Fig. 4 depicts an example of modifying a preset packet according to an exemplary embodiment of the present invention so as to be useable in place of multiple packets;
Fig. 5 illustrates preset how preset packet reuse can be used to require few if any additional preset packet packets to be added to an exemplary database once a sufficient number of preset packets has been stored according to an exemplary embodiment of the present invention;
Fig. 6 depicts a general overview of a two-step encoding process according to an exemplary embodiment of the present invention;
Fig. 7 depicts a process flow chart for building a packet database of preset packets according to an exemplary embodiment of the present invention;
Fig. 8 depicts a process flow chart for encoding input audio, transmitting it, and decoding it, according to an exemplary embodiment of the present invention;
Fig. 9 depicts a process flow chart for receiving, decoding and playing a transmitted
-5-
6 stream according to an exemplary embodiment of the present invention;
Fig. 10 depicts a block diagram of an exemplary system to implement the processes of Figs. 7-9 according to an exemplary embodiment of the present invention;
Fig. 11 depicts an exemplary content delivery system for increasing transmission bandwidth using preset packets according to an exemplary embodiment of the present invention;
Fig. 12 illustrates an exemplary audio content stream for use with the system of Fig.
11;
Fig. 13 illustrates an exemplary receiver for use with the system of Fig. 11.
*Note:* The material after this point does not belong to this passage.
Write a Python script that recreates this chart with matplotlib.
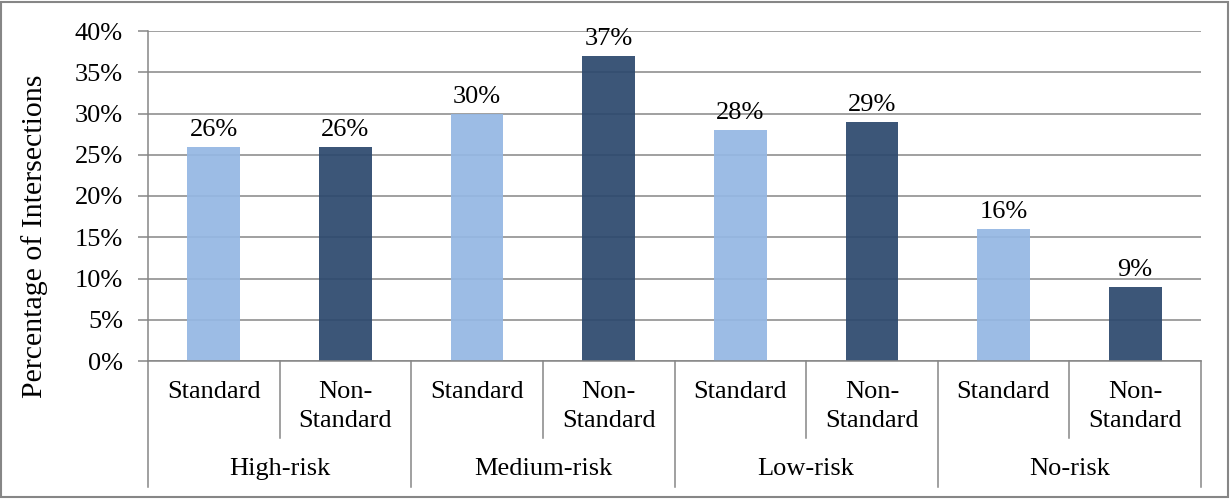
import matplotlib
matplotlib.use("Agg")
import matplotlib.pyplot as plt
from matplotlib.patches import Rectangle
from matplotlib.lines import Line2D

plt.rcParams['font.family'] = ['Liberation Serif', 'DejaVu Serif']

groups = ["High-risk", "Medium-risk", "Low-risk", "No-risk"]
subtypes = ["Standard", "Non-\nStandard"]
values = [26, 26, 30, 37, 28, 29, 16, 9]
colors = ["#95B7E3", "#2D496E"]
yticks = [0, 5, 10, 15, 20, 25, 30, 35, 40]

FS = 19
W, H = 1230, 500
fig = plt.figure(figsize=(W / 100, H / 100), dpi=100)
x0, x1, ytop, ybot = 148, 1201, 31, 361
ax = fig.add_axes([x0 / W, 1 - ybot / H, (x1 - x0) / W, (ybot - ytop) / H])

n = len(values)
xs = list(range(n))
bar_colors = [colors[i % 2] for i in range(n)]
ax.set_axisbelow(True)
ax.yaxis.grid(True, color="#868686", linewidth=1.1)
bars = ax.bar(xs, values, width=0.40, color=bar_colors, alpha=0.93, zorder=2)
for x, v in zip(xs, values):
    ax.annotate(f"{v}%", (x, v), xytext=(0, 4), textcoords="offset points",
                ha="center", va="bottom", fontsize=FS, color="#000000")

ax.set_xlim(-0.5, n - 0.5)
ax.set_ylim(0, 40)
ax.set_yticks(yticks)
ax.set_yticklabels([f"{t}%" for t in yticks], fontsize=FS)
ax.tick_params(axis="y", length=7, width=1.1, color="#868686", pad=11)
ax.set_xticks([])
for s in ["top", "right"]:
    ax.spines[s].set_visible(False)
for s in ["left", "bottom"]:
    ax.spines[s].set_color("#868686")
    ax.spines[s].set_linewidth(1.1)

# Two-level category axis below the plot
ah = ybot - ytop
sub_depth = -(438 - ybot) / ah
grp_depth = -(487 - ybot) / ah
trans = ax.get_xaxis_transform()
for i in range(n + 1):
    xb = i - 0.5
    depth = grp_depth if i % 2 == 0 else sub_depth
    ax.add_line(Line2D([xb, xb], [0, depth], transform=trans, color="#868686",
                       linewidth=1.1, clip_on=False))
for i, v in enumerate(values):
    ax.text(i, -(381 - ybot) / ah, subtypes[i % 2], transform=trans,
            ha="center", va="top", fontsize=FS, linespacing=1.4)
for g, name in enumerate(groups):
    ax.text(2 * g + 0.5, -(469 - ybot) / ah, name, transform=trans,
            ha="center", va="center", fontsize=FS)

fig.text(35 / W, 1 - 236 / H, "Percentage of Intersections", rotation=90,
         ha="center", va="center", fontsize=21.5)

fig.patches.append(Rectangle((1 / W, 3 / H), 1227 / W, 495 / H, transform=fig.transFigure,
                             fill=False, edgecolor="#868686", linewidth=1.5))

fig.savefig("out.png", dpi=100)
Fig. 14 is a high level process flow chart for exemplary dictionary generation and an exemplary codec according to an exemplary embodiment of the present invention;
Fig. 15 is a process flow chart for an exemplary encoder according to an exemplary embodiment of the present invention;
Fig. 16 is a process flow chart for an exemplary decoder according to an exemplary embodiment of the present invention;
Fig. 17 illustrates adaptive power complementary windows, used in an exemplary cross correlation based time alignment technique according to an exemplary embodiment of the present invention;
Fig. 18 illustrates linear interpolation of phase between tonal bins to compute phase at non-tonal bins according to an exemplary embodiment of the present invention;
Fig. 19 is a process flow chart for an exemplary encoder algorithm according to an exemplary embodiment of the present invention;
Fig. 20 is a process flow chart for an exemplary decoder algorithm according to an exemplary embodiment of the present invention; and Figs. 21-22 illustrate a personalized radio technique implemented on a receiver of a multi-channel broadcast exploiting the benefits of exemplary embodiments of the present invention DETAILED DESCRIPTION OF THE INVENTION

Fig. 1 illustrates an exemplary structure for an audio stream to be transmitted (e.g., broadcast or streamed). In one example, an audio source such as a digital song of approximately 3.5 minutes in duration can be compressed using perceptual audio compression technology, such as, for example, a unified speech and audio coding (USAC) algorithm. Other encoding techniques can also be used for example. In the exemplary structure of Fig. 1, the song can be converted into a 24 kilobit per second (kbps) stream that is divided into a number of audio packets of a fixed or variable length that can each produce, on average, about 46 milliseconds (ms) of uncompressed audio. In the example of Fig. 1, about 4,565 compressed audio packets are required with a song length of about 210 seconds.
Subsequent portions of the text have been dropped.